Date of Award

Spring 2010

Degree Type


Degree Name

Doctor of Philosophy (PhD)

Graduate Group


First Advisor

Andrew Postlewaite


This dissertation addresses a basic difficulty in accommodating other-regarding preferences within existing models of decision making. Decision makers with such preferences may violate the property of stochastic dominance that is shared by both expected utility and almost any model of non-expected utility. At its core, stochastic dominance requires a decision maker's behavior to conform to a basic form of consequentialism, namely, that her ranking of outcomes should be independent of the stochastic process that generates these outcomes.
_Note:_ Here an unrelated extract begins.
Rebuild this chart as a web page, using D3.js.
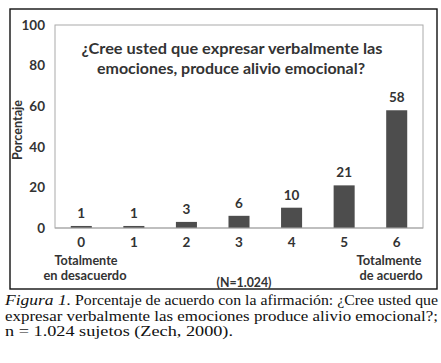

On the other hand, decision makers with other-regarding preferences may show a concern for procedures; that is they may care not just about what the outcomes of others are but also about how these outcomes are generated and therefore their ranking of outcomes may be intrinsically dependent on the outcome-generating process. We provide theoretical foundations for a new representation of other-regarding preferences that accommodates concerns for procedure and possible violations of stochastic dominance. Our axioms provide a sharp characterization of how a decision maker's ranking of outcomes depends on the procedure by expressing `payoffs' as a weighted average of her concerns for outcomes, and her concerns for procedure. The weight used in evaluating this weighted average, which we call the procedural weight, is uniquely determined and quantifies the relative importance of procedural concerns. In the special case in which procedural concerns are absent our baseline decision model reduces to expected utility, and our most parsimonious representation is one parameter richer than that model. We use our decision model to provide an expressive theory of voting.